## What the exercise asks
Do not repeat pictures. Repeat exactly the lines of the listing below from its first line through the line with "30.1, 30.0, 29.9, 29.82, 29.82, 29.82, 29.82, 29.82, 29.9]".

## Data extract
[start]

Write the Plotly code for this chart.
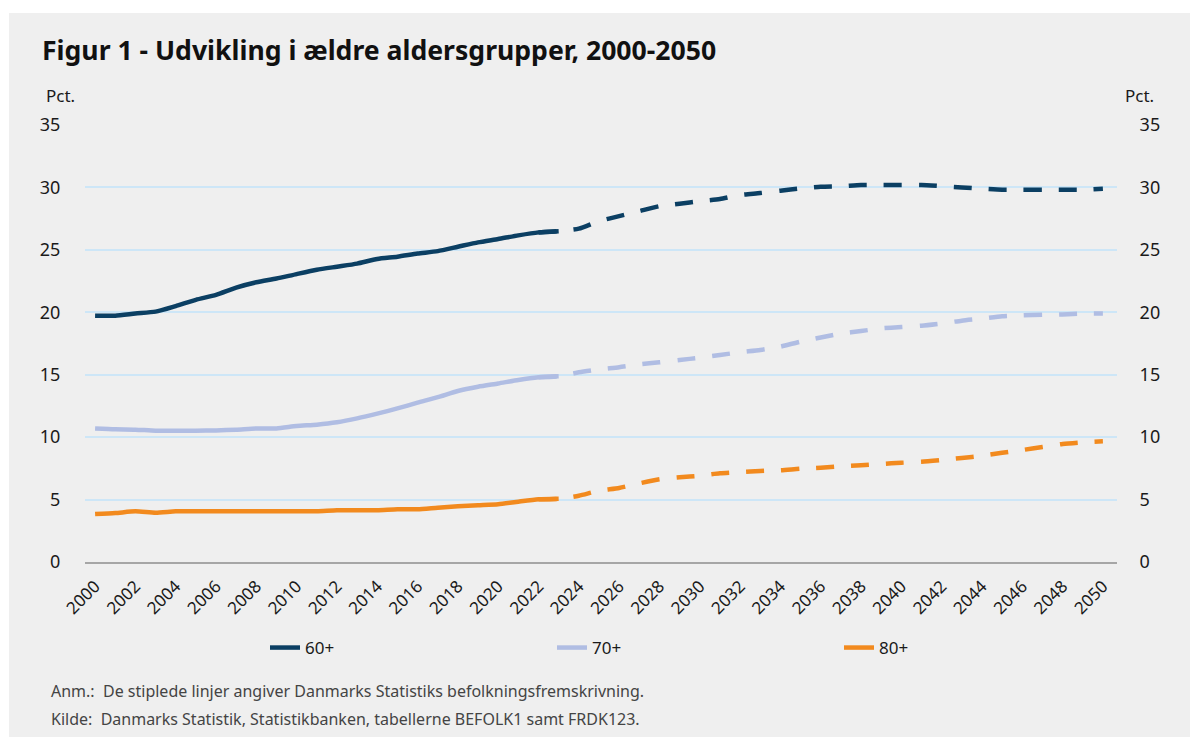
import plotly.graph_objects as go

# ---- data -------------------------------------------------------------
years_hist = list(range(2000, 2024))
years_proj = list(range(2022, 2051))

age60_hist = [19.73, 19.73, 19.9, 20.05, 20.5, 21.0, 21.4, 21.97, 22.4, 22.7,
              23.06, 23.4, 23.65, 23.9, 24.27, 24.45, 24.7, 24.9, 25.25, 25.6,
              25.87, 26.16, 26.4, 26.5]
age60_proj = [26.4, 26.5, 26.7, 27.3, 27.7, 28.1, 28.5, 28.7, 28.9, 29.07,
              29.4, 29.55, 29.74, 29.92, 30.06, 30.1, 30.2, 30.2, 30.2, 30.2,
              30.1, 30.0, 29.9, 29.82, 29.82, 29.82, 29.82, 29.82, 29.9]

age70_hist = [10.7, 10.63, 10.6, 10.52, 10.52, 10.52, 10.54, 10.6, 10.7, 10.7,
              10.89, 11.0, 11.19, 11.5, 11.88, 12.3, 12.76, 13.2, 13.7, 14.04,
              14.3, 14.58, 14.79, 14.87]
age70_proj = [14.79, 14.87, 15.19, 15.43, 15.6, 15.83, 15.99, 16.18, 16.36, 16.58,
              16.8, 16.98, 17.25, 17.65, 17.98, 18.29, 18.5, 18.71, 18.82, 18.93,
              19.11, 19.33, 19.49, 19.68, 19.76, 19.81, 19.83, 19.89, 19.9]

age80_hist = [3.84, 3.92, 4.06, 3.95, 4.06, 4.06, 4.06, 4.06, 4.06, 4.06,
              4.06, 4.06, 4.14, 4.14, 4.14, 4.22, 4.22, 4.35, 4.46, 4.54,
              4.62, 4.83, 5.02, 5.07]
age80_proj = [5.02, 5.05, 5.31, 5.71, 5.93, 6.3, 6.62, 6.78, 6.91, 7.1,
              7.2, 7.29, 7.34, 7.47, 7.55, 7.66, 7.74, 7.85, 7.95, 8.03,
              8.17, 8.33, 8.51, 8.75, 8.97, 9.21, 9.45, 9.59, 9.67]

series_names = ["60+", "70+", "80+"]
colors = ["#0b3f63", "#b0bde3", "#f28a1e"]

x_tickvals = list(range(2000, 2051, 2))
y_tickvals = [0, 5, 10, 15, 20, 25, 30, 35]

title_text = "Figur 1 - Udvikling i ældre aldersgrupper, 2000-2050"
note_text = "Anm.:  De stiplede linjer angiver Danmarks Statistiks befolkningsfremskrivning."
source_text = "Kilde:  Danmarks Statistik, Statistikbanken, tabellerne BEFOLK1 samt FRDK123."

# ---- figure -----------------------------------------------------------
FONT = "Noto Sans"
fig = go.Figure()

hist = [age60_hist, age70_hist, age80_hist]
proj = [age60_proj, age70_proj, age80_proj]

for name, col, h, p in zip(series_names, colors, hist, proj):
    fig.add_trace(go.Scatter(
        x=years_proj, y=p, mode="lines", showlegend=False,
        line=dict(color=col, width=4.5, dash="18px,17px", shape="spline", smoothing=0.6),
        hoverinfo="skip"))
for name, col, h, p in zip(series_names, colors, hist, proj):
    fig.add_trace(go.Scatter(
        x=years_hist, y=h, mode="lines", name=name,
        line=dict(color=col, width=4.5, shape="spline", smoothing=0.6)))

# invisible trace to activate right axis
fig.add_trace(go.Scatter(x=years_hist, y=age60_hist, yaxis="y2", mode="lines",
                         line=dict(width=0), opacity=0, showlegend=False,
                         hoverinfo="skip"))

fig.update_layout(
    width=1194, height=743,
    paper_bgcolor="white",
    plot_bgcolor="rgba(0,0,0,0)",
    margin=dict(l=85, r=77, t=125, b=181),
    font=dict(family=FONT, color="#1a1a1a"),
    xaxis=dict(
        range=[1999.5, 2050.7],
        tickvals=x_tickvals,
        tickangle=-45,
        tickfont=dict(size=17, color="#1a1a1a"),
        showgrid=False, zeroline=False,
        showline=True, linecolor="#a6a6a6", linewidth=1.5,
        ticks="outside", ticklen=6, tickcolor="rgba(0,0,0,0)",
    ),
    yaxis=dict(
        range=[0, 35], tickvals=y_tickvals,
        tickfont=dict(size=18, color="#1a1a1a"),
        showgrid=True, gridcolor="#cde6f7", gridwidth=1.5,
        zeroline=False,
        ticks="outside", ticklen=20, tickcolor="rgba(0,0,0,0)",
    ),
    yaxis2=dict(
        range=[0, 35], tickvals=y_tickvals, overlaying="y", side="right",
        tickfont=dict(size=18, color="#1a1a1a"),
        showgrid=False, zeroline=False,
        ticks="outside", ticklen=18, tickcolor="rgba(0,0,0,0)",
    ),
    legend=dict(
        orientation="h", xref="container", yref="container",
        x=265 / 1194, y=1 - 648 / 743, xanchor="left", yanchor="middle",
        entrywidth=242, entrywidthmode="pixels",
        font=dict(size=17, color="#1a1a1a"),
        bgcolor="rgba(0,0,0,0)",
    ),
    shapes=[dict(type="rect", xref="paper", yref="paper", layer="below",
                 x0=-76 / 1032, x1=1 + 73 / 1032,
                 y0=-(737 - 562) / 437, y1=1 + (125 - 13) / 437,
                 fillcolor="#efefef", line=dict(width=0))],
    annotations=[
        dict(text="<b>" + title_text + "</b>", xref="paper", yref="paper",
             x=-45 / 1032, y=1 + (125 - 50) / 437, xanchor="left", yanchor="middle",
             showarrow=False, font=dict(size=26.6, color="#111111", family=FONT)),
        dict(text="Pct.", xref="paper", yref="paper",
             x=-41 / 1032, y=1 + (125 - 95) / 437, xanchor="left", yanchor="middle",
             showarrow=False, font=dict(size=17, color="#1a1a1a")),
        dict(text="Pct.", xref="paper", yref="paper",
             x=1 + 6 / 1032, y=1 + (125 - 95) / 437, xanchor="left", yanchor="middle",
             showarrow=False, font=dict(size=17, color="#1a1a1a")),
        dict(text=note_text, xref="paper", yref="paper",
             x=-36 / 1032, y=-(691 - 562) / 437, xanchor="left", yanchor="middle",
             showarrow=False, font=dict(size=16, color="#444444")),
        dict(text=source_text, xref="paper", yref="paper",
             x=-36 / 1032, y=-(719 - 562) / 437, xanchor="left", yanchor="middle",
             showarrow=False, font=dict(size=16, color="#444444")),
    ],
)

fig.write_html("out.html", config={"displayModeBar": False},
               post_script="document.body.style.margin='0';")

[end]

## Result of this task
Write the Plotly code for this chart.
import plotly.graph_objects as go

# ---- data -------------------------------------------------------------
years_hist = list(range(2000, 2024))
years_proj = list(range(2022, 2051))

age60_hist = [19.73, 19.73, 19.9, 20.05, 20.5, 21.0, 21.4, 21.97, 22.4, 22.7,
              23.06, 23.4, 23.65, 23.9, 24.27, 24.45, 24.7, 24.9, 25.25, 25.6,
              25.87, 26.16, 26.4, 26.5]
age60_proj = [26.4, 26.5, 26.7, 27.3, 27.7, 28.1, 28.5, 28.7, 28.9, 29.07,
              29.4, 29.55, 29.74, 29.92, 30.06, 30.1, 30.2, 30.2, 30.2, 30.2,
              30.1, 30.0, 29.9, 29.82, 29.82, 29.82, 29.82, 29.82, 29.9]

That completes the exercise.